Thailand moves to address the gaps in its migrant policies

Refugees in Thailand have faced innumerable hurdles and most are unable to own land, access education or find legal employment. Until 2005, most non-citizens in Thailand were barred from basic healthcare and education. In 2016, the Thai government amended its citizenship laws, opening up new opportunities for many refugees.

The drafting process behind the new National Screen Mechanism began that same year and primarily took place under the military junta. The government made numerous commitments to introduce policies in line with international standards, including a pledge to stop holding refugee children in detention centres.

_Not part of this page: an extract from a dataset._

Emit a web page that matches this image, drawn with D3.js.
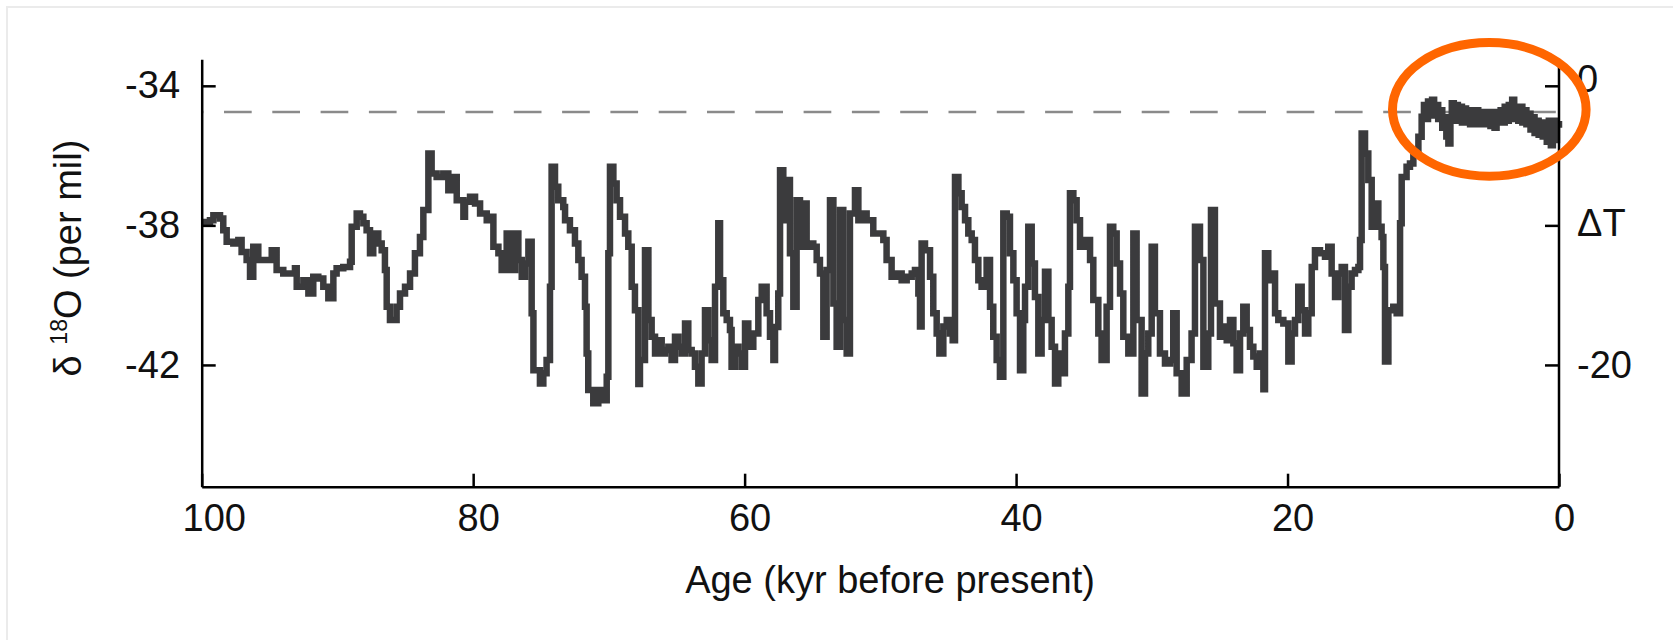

But the new law lacks specifics 

The International Detention Coalition, an advocacy group, has voiced concerns that the new policy won’t be able to offer refugees much protection. The policy doesn’t lay out specific eligibility criteria for granting migrants protected status. Screening is left to the discretion of a new committee led by the Thai police, which will both implement and manage the process. The law reserves four spots on the committee for academics or representatives from civil society, but again, the law isn’t specific about how these spots will be filled or who can hold these positions. 

After the Thai cabinet approved the law in December, the UNHCR responded by welcoming the move but said the law’s effectiveness will depend on how it’s implemented, writing: “It is hoped that the screening mechanism will regularise the stay of persons in need of international protection in Thailand and lend predictability to the asylum space.”

Waritsara Rungthong and Caroline Stover, of the Refugee Rights Litigation Project in Bangkok, raise similar questions in their analysis: “There is no current indication that the regulation conforms to the robust definition of a “refugee” that has been developed and implemented for decades by states around the globe, and the concomitant rights.”

They also point to a crucial precedent in Thai refugee policy that may be cause for concern. To regulate the populations in refugee camps along the Myanmar border, Thailand uses a system of Provincial Admission Boards, empowered to set requirements for entry and reject refugees as they see fit. The boards’ policies fall short of international standards and they have a track record of rejecting migrants who need protection, even barring the entire Shan ethnic group from Thailand’s camps. As a result, Shan migrants aren’t counted in many statistics about refugees in the country.

The government also has a record of forcibly returning asylum seekers to countries where they face risks of unlawful detention, torture and other rights abuses. The most recent high-profile case came early last year when Thailand detained football player and Bahraini refugee Hakeem al-Araibi for 77 days. Thai authorities came close to extraditing him before eventually allowing him to return to Australia. Thailand has also detained groups of Uyghur refugees on several occasions, cooperating with orders from the Chinese government.

Though the new screening mechanism is a step in the right direction, the Thai government’s intentions remain unclear. Just before the law was passed, Deputy Prime Minister Prawit Wongsuwon called on the UNHCR to speed up its processing of refugees and asylum seekers in Thailand so they could be sent on to a third country.

The committee for Thailand’s new asylum process may lay out guidelines that offer refugees clear criteria and much-needed protections. But until this happens, the law leaves advocates and migrants with mostly questions.